# Clarification on Dix-Hallpike maneuver



## ljones88 (Aug 9, 2016)

Hi all,
I need clarification on the Dix-Hallpike maneuver as to whether it is billable or not for my physician's situation. I don't think she has enough documentation to support and I think it would be included in the E/M.
In her physical exam portion she only states under neurology section: Dix-Hallpike maneuver to the left was negative and Dix-Hallpike maneuver to the right was negative. 

I've seen online where one person will bill 92532 and another will say 95992 but I believe the epley is different from the Dix-hallpike and based on what she is documenting, I don't think either are correct.


----------



## k.vawter@yahoo.com (Aug 17, 2016)

*Dix-Hallpike*

Our doc's just bill an E/M.  A couple times they tried to bill it.....CO-97 every time.


----------



## DrJ (Aug 25, 2016)

Dix Hallpike is part of the physical exam and thus E/M

Epley, or canollth repositioning is a therapeutic intervention.

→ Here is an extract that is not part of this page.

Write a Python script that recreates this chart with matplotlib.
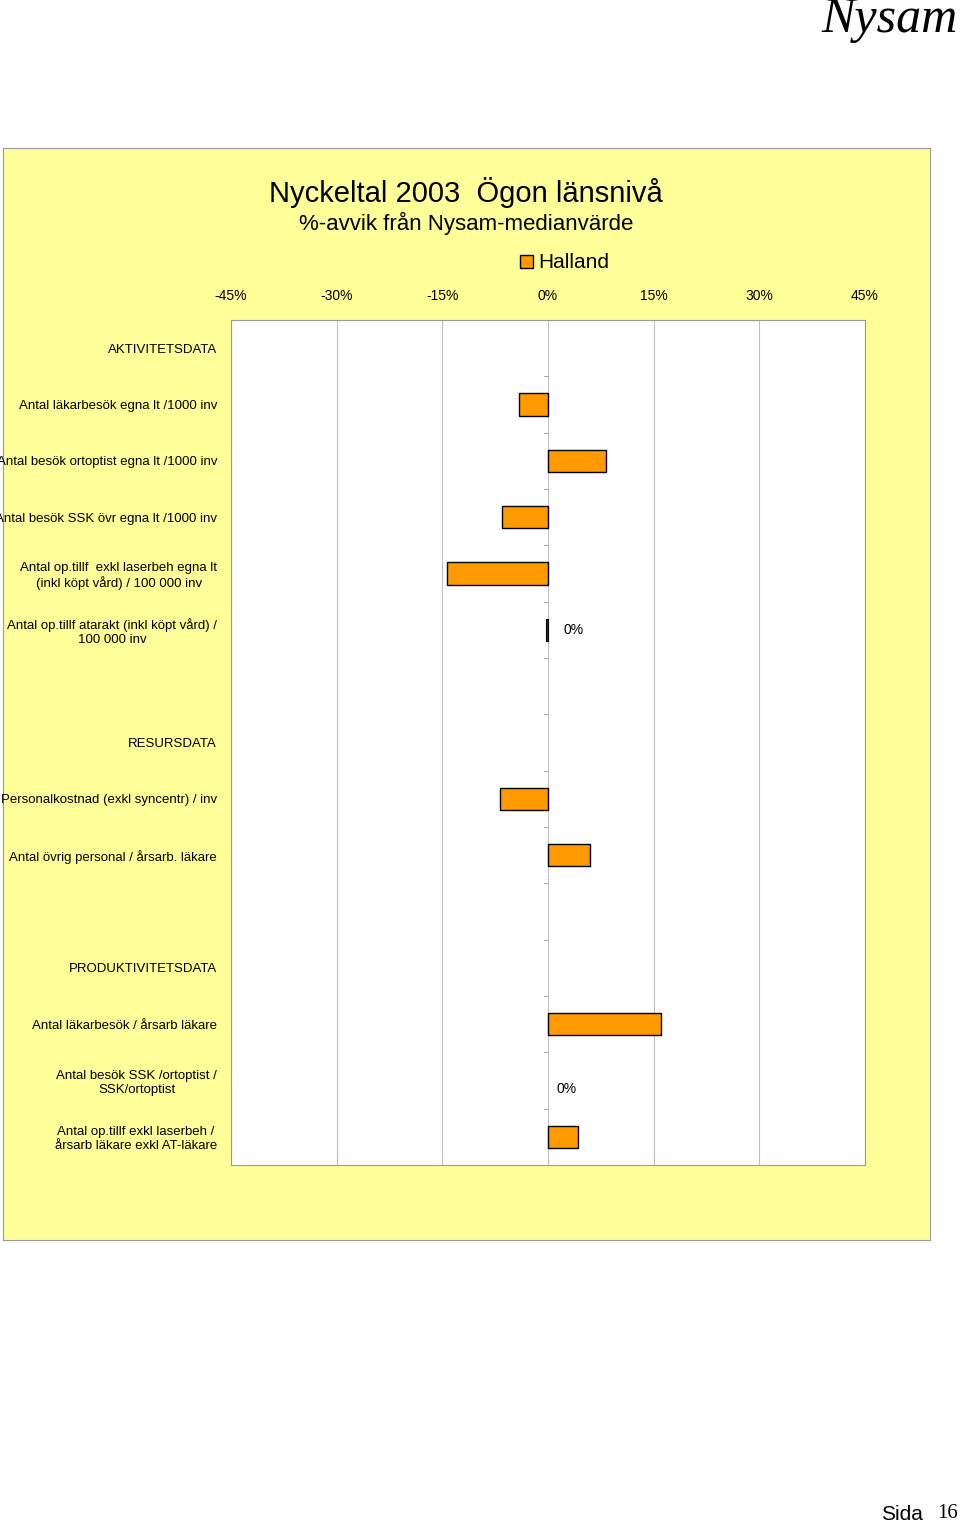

If a patent presents with a new complaint of dizziness, the E/M is coded for dizziness, which is why the patient came in the first place.  If  the doc diagnosed BPPV and did an Epley, then the Epley could be coded for BPPV and a 25 modifier used  on the E/M for dizziness.

If an established patient visited with a known hx of BPPV and the symptoms have returned, and the doc does a Dixhallpike to confirm and then an Epley to treat, bill out just the Epley and no E/M code.

Interested in other's thoughts.


----------